* Oil, gold reverse pvs losses; China equities lift mood
* LME copper weaker after holiday; plays catch up
* Worries persist Beijing efforts to cool economy will hamper demand
By Nick Trevethan
SINGAPORE, Sept 1 (Reuters) - Commodity markets got off to steadier start to the new month on Tuesday, as a sell-off in the previous session gave way to cautious optimism after equity markets stabilised on supportive Chinese manufacturing data.
But the reprieve, which also stemmed from longer term investment fund buying, may be short-lived if Beijing, worried about the surge in commodity markets this year, continues its attempts to cool the sector.
With prices of oil, copper and lead all up 100 percent since the early part of 2009 and many other industrial raw materials up by double-digit percentages, except for grains, China may be trying to take some of the heat out of markets.
“Beijing is a bit concerned about high commodity prices so they are rattling the cage so speculators rethink their investment strategies,” said Jonathan Barratt, managing director of Commodity Broking Services.
“But to push things lower we need shocks and the moves in Chinese equities provide just that.”
Shanghai's benchmark index .SSEC fell almost 7 percent to a three-month closing low on Monday, stirring fears about China's ability to lead an economic recovery and denting sentiment across commodities. [ID:nBJD002975]
But on Tuesday the market stabilised, trading 0.6 percent higher, lifted by positive purchasing manager data.
“The Chinese equity market is holding up, relieving some of the market’s recent concerns. The Chinese PMI number also looked reasonably positive and is helping put a bottom under metals,” said David Moore, commodities strategist at Commonwealth Bank.
China’s official purchasing managers’ index (PMI) for August rose to 54.0 from 53.3 in July, the China Federation of Logistics and Purchasing (CFLP) said.

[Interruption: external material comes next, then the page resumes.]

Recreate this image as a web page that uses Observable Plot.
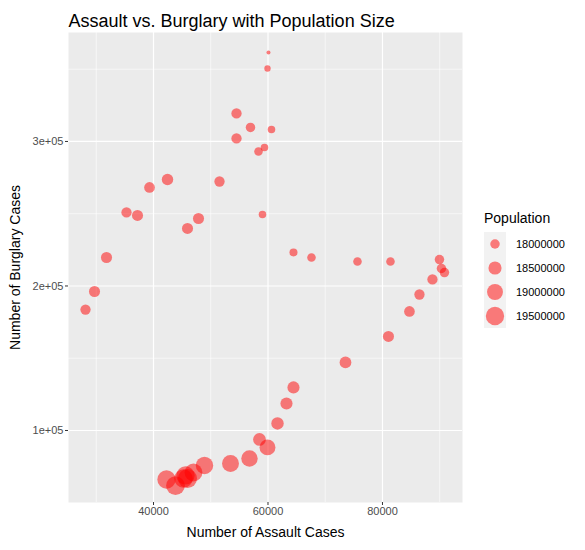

It was the sixth straight month that the official PMI has stood above the boom-bust line of 50. [ID:nBJC000453]
But HSBC’s China Purchasing Managers’ Index (PMI) showed a bigger rise in August, to a 16-month high of 55.1, from 52.8 in July, as a jump in both output and new orders underscored signs of a recovery. [ID:nBJB000652]
More PMI data from the Euro zone, forecast at 47.9 due at 0358 GMT, will also be closely watched, as well as a raft of U.S. data on housing, retail and auto sales. ECON
London Metal Exchange copper for delivery in three months MCU3 fell $131 a tonne to $6,344 by 0654 GMT, after a 3 percent slide in Shanghai metal and a 4.2 percent decline in COMEX copper HGZ9 while London markets were shut on Monday for a holiday.
On a monthly basis copper prices rose almost 7 percent in New York in August, making the market the second strongest after sugar in the 19-commodity Reuters-Jefferies CRB index .CRB.
For a graphic of how the CRB performed last month, click: here
London copper saw a 13 percent rise last month and Shanghai futures gained 9 percent.
Strong demand in India pushed raw sugar futures through key resistance at 24 cents a lb in early trading, their highest price level in nearly 30 years, on Monday. SBV9
“Speculators have too much weight in some of these markets,” Barratt said.
“Look at sugar — OK, the fundamentals are good but it’s run on way ahead of itself. When we see a change in those fundamentals a circuit breaker will trip and it’s lights out.”
U.S. crude for October delivery CLc1 rose 33 cents to $70.29 a barrel, after falling 3.8 percent on Monday.
The release of a key gauge of U.S. manufacturing activity in August and weekly crude inventory data later in the day, both of which are expected to show a gradual rebound in the U.S. economy and oil consumption, will set the trading tone for the market.
Spot gold XAU= rose 0.4 percent to $954.45 an ounce from New York’s notional close of $949.65, but off a three-week high of $961.00 marked on Aug. 28.
In August, gold was mostly caught in a narrow range, falling 0.4 percent. It has been wedged within around $20 of the $950 mark since mid-July.